Webwise "Customer Choice Process"

Ian Batten ukcrypto at chiark.greenend.org.uk
Fri, 11 Apr 2008 20:59:04 +0100


On 11 Apr 2008, at 17:42, Roland Perry wrote:
>
> fwiw, and with my school hat on, I think that keeping the three kids  
> together in the same school is more important than protecting the  
> catchment area. After all, they aren't going to chuck the other two  
> kids out when the parent moves. But it's clear (from many examples)  
> that schools don't normally take this view

Actually, here in sunny Birmingham they usually do.  I know of one  
school --- a church school with a particularly complex history on  
Cadbury land --- which has or certainly did have a ``siblings in  
catchment'' (parish in this case) category.  But no other school whose  
policies I've seen does, simply because catchment areas went out with  
flared trousers.   The hierarchy usually is:

* Children looked after

* Siblings

* Various faith categories, of greater or lesser complexity, where  
necessary

* Distance from the school entrance in a straight line.
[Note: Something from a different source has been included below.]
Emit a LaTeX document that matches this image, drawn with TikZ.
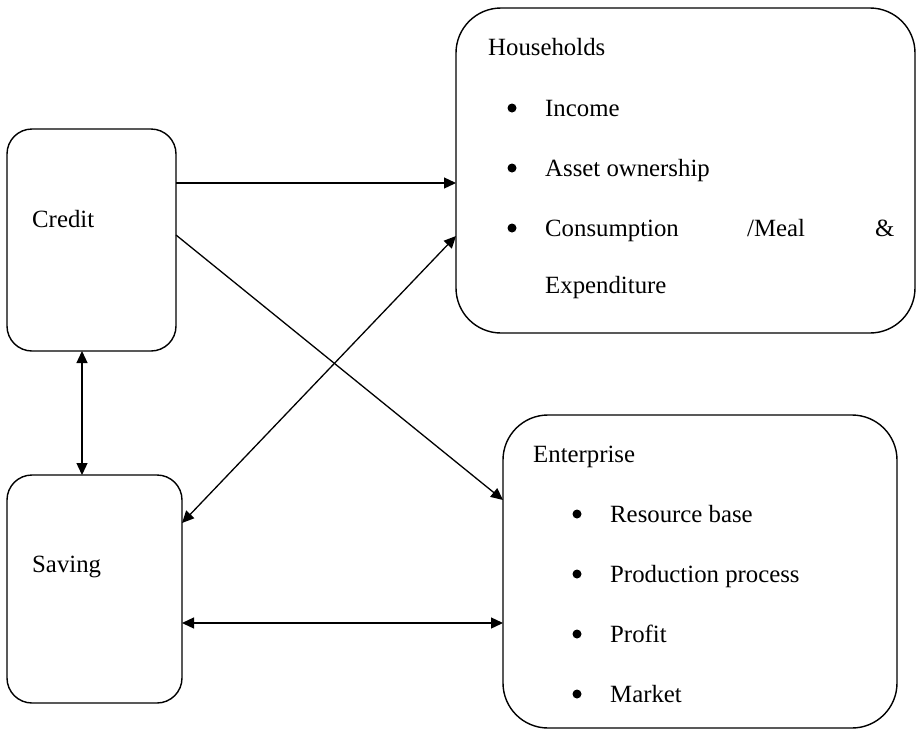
\documentclass[tikz,border=0pt]{standalone}
\usepackage{fontspec}
\setmainfont{Liberation Serif}
\usetikzlibrary{arrows.meta}
\begin{document}
\begin{tikzpicture}[x=1pt,y=-1pt,
  box/.style={draw=black,line width=1.4pt,inner sep=0pt,outer sep=0pt},
  txt/.style={anchor=base west,inner sep=0pt,font=\fontsize{24.8}{30}\selectfont},
  bul/.style={circle,fill=black,inner sep=0pt,minimum size=9pt},
  conn/.style={line width=1.3pt,{Triangle[length=12pt,width=11pt]}-{Triangle[length=12pt,width=11pt]}},
  oneway/.style={line width=1.3pt,-{Triangle[length=12pt,width=11pt]}}]
\useasboundingbox (0,0) rectangle (916,729);
\node[box,rounded corners=25pt,minimum width=169pt,minimum height=222pt] (credit) at (91.5,240) {};
\node[box,rounded corners=25pt,minimum width=175pt,minimum height=228pt] (saving) at (94.5,589) {};
\node[box,rounded corners=45pt,minimum width=459pt,minimum height=325pt] (households) at (685.5,170.5) {};
\node[box,rounded corners=45pt,minimum width=394pt,minimum height=313pt] (enterprise) at (700,571.5) {};
% texts
\node[txt] (tcredit) at (32,227) {Credit};
\node[txt] (tsaving) at (32,572) {Saving};
\node[txt] (thh) at (488,55) {Households};
\node[bul] (b1) at (512,108) {};
\node[txt] (h1) at (545,116) {Income};
\node[bul] (b2) at (512,168) {};
\node[txt] (h2) at (545,176) {Asset ownership};
\node[bul] (b3) at (512,228) {};
\node[txt] (h3) at (545,236) {Consumption};
\node[txt] (h3b) at (747,236) {/Meal};
\node[txt] (h3c) at (875,236) {\&};
\node[txt] (h4) at (545,293) {Expenditure};
\node[txt] (tent) at (533,462) {Enterprise};
\node[bul] (e1b) at (577,514) {};
\node[txt] (e1) at (610,522) {Resource base};
\node[bul] (e2b) at (577,574) {};
\node[txt] (e2) at (610,582) {Production process};
\node[bul] (e3b) at (577,634) {};
\node[txt] (e3) at (610,642) {Profit};
\node[bul] (e4b) at (577,694) {};
\node[txt] (e4) at (610,702) {Market};
% connectors
\draw[oneway] (credit.east |- 0,183) -- (households.west |- 0,183);
\draw[oneway] (credit.east |- 0,235) -- (enterprise.west |- 0,500);
\draw[conn] (saving.east |- 0,523) -- (households.west |- 0,236);
\draw[conn] (credit.south -| 82,0) -- (saving.north -| 82,0);
\draw[conn] (saving.east |- 0,623) -- (enterprise.west |- 0,623);
\end{tikzpicture}
\end{document}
Obviously, in this structure, siblings are siblings, irrespective of  
intervening moves by the family.

Bournville Primary has (or had in 2000) a ``siblings only from the  
parish'' policy: indeed, one reason we didn't send our elder there,  
even though she was offered a place, was that we don't live in the  
parish (even though we live on Trust land) and therefore wouldn't have  
a certain place for our younger.  But as I said, that's very unusual,  
and I know of no other primaries and no secondaries with that policy.